Connection pools#

A connection pool is an object managing a set of connections and allowing their use in functions needing one. Because the time to establish a new connection can be relatively long, keeping connections open can reduce latency.

This page explains a few basic concepts of Psycopg connection pool’s behaviour. Please refer to the ConnectionPool object API for details about the pool operations.

Note

The connection pool objects are distributed in a package separate from the main psycopg package: use pip install psycopg[pool] or pip install psycopg_pool to make the psycopg_pool package available. See Installing the connection pool.

Pool life cycle#

A typical way to use the pool is to create a single instance of it, as a global object, and to use this object in the rest of the program, allowing other functions, modules, threads to use it. This is only a common use however, and not the necessary one; in particular the connection pool acts as a context manager and can be closed automatically at the end of its with block:

from psycopg_pool import ConnectionPool

with ConnectionPool(conninfo, **kwargs) as my_pool:
    run_app(my_pool)

# the pool is now closed

If necessary, or convenient, your application may create more than one pool, for instance to connect to more than one database or to provide separate read-only and read/write connections.

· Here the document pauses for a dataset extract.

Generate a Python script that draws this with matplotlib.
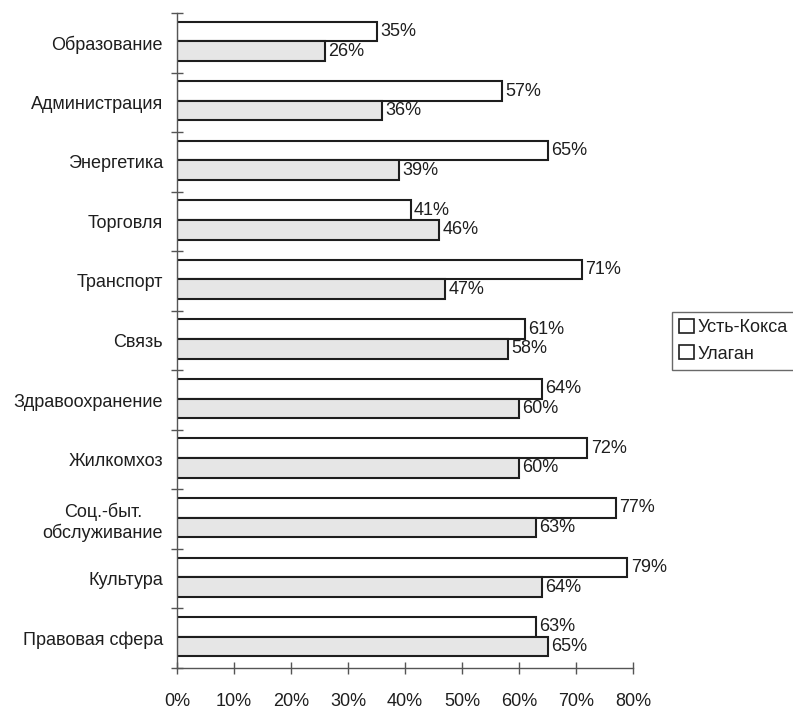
import numpy as np
import matplotlib
matplotlib.use("Agg")
import matplotlib.pyplot as plt
from matplotlib.patches import Patch

plt.rcParams['font.family'] = ['Liberation Sans', 'DejaVu Sans']

# data
categories = ['Образование', 'Администрация', 'Энергетика', 'Торговля', 'Транспорт',
              'Связь', 'Здравоохранение', 'Жилкомхоз', 'Соц.-быт.\nобслуживание',
              'Культура', 'Правовая сфера']
ust_koksa = [35, 57, 65, 41, 71, 61, 64, 72, 77, 79, 63]
ulagan = [26, 36, 39, 46, 47, 58, 60, 60, 63, 64, 65]
series_names = ['Усть-Кокса', 'Улаган']
xticks = [0, 10, 20, 30, 40, 50, 60, 70, 80]

fs = 13
txt = '#1e1e1e'

fig = plt.figure(figsize=(7.93, 7.09), dpi=100)
fig.patch.set_facecolor('white')
ax = fig.add_axes([177/793, 1-668/709, 456/793, 655/709])

y = np.arange(len(categories))
h = 0.33
b1 = ax.barh(y - 0.19, ust_koksa, height=h, color='white', edgecolor=txt, linewidth=1.5)
b2 = ax.barh(y + 0.14, ulagan, height=h, color='#e6e6e6', edgecolor=txt, linewidth=1.5)

for bars, vals in [(b1, ust_koksa), (b2, ulagan)]:
    for bar, v in zip(bars, vals):
        ax.text(v + 0.6, bar.get_y() + bar.get_height()/2, f'{v}%',
                va='center', ha='left', fontsize=fs, color=txt)

ax.set_xlim(0, 80)
ax.set_ylim(len(categories) - 0.5, -0.5)
ax.set_xticks(xticks)
ax.set_xticklabels([f'{t}%' for t in xticks])
ax.set_yticks(y)
ax.set_yticklabels(categories, multialignment='center')
ax.set_yticks(np.arange(-0.5, len(categories), 1), minor=True)

for s in ['top', 'right']:
    ax.spines[s].set_visible(False)
for s in ['left', 'bottom']:
    ax.spines[s].set_color('#555555')
    ax.spines[s].set_linewidth(1)

ax.tick_params(axis='x', direction='inout', length=8, width=1, color='#555555',
               pad=14, labelsize=fs, labelcolor=txt)
ax.tick_params(axis='y', which='major', length=0, pad=10, labelsize=fs, labelcolor=txt)
ax.tick_params(axis='y', which='minor', direction='inout', length=8, width=1, color='#555555')
ax.set_facecolor('none')

handles = [Patch(facecolor='white', edgecolor=txt, linewidth=1.2),
           Patch(facecolor='white', edgecolor=txt, linewidth=1.2)]
leg = fig.legend(handles, series_names, loc='upper left',
                 bbox_to_anchor=(672/793, 1-312/709), fontsize=fs,
                 frameon=True, fancybox=False, handlelength=0.8, handleheight=0.8,
                 handletextpad=0.2, borderpad=0.4, labelspacing=0.5, borderaxespad=0)
leg.get_frame().set_edgecolor('#444444')
leg.get_frame().set_linewidth(1)
for t in leg.get_texts():
    t.set_color(txt)

fig.savefig('out.png', dpi=100)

Once a pool is instantiated, the constructor returns immediately, while the background workers try to create the required number of connections to fill the pool. If your application is misconfigured, or the network is down, it means that the pool will be available but threads requesting a connection will fail with a PoolTimeout after the connection() timeout is expired. If this behaviour is not desirable you should call the wait() method after creating the pool, which will block until the pool is full or will throw a PoolTimeout if the pool isn’t ready within an allocated time.

The pool background workers create connections according to the parameters conninfo, kwargs, and connection_class passed to ConnectionPool constructor. Once a connection is created it is also passed to the configure() callback, if provided, after which it is put in the pool (or passed to a client requesting it, if someone is already knocking at the door). If a connection expires (it passes max_lifetime), or is returned to the pool in broken state, or is found closed by check(), then the pool will dispose of it and will start a new connection attempt in the background.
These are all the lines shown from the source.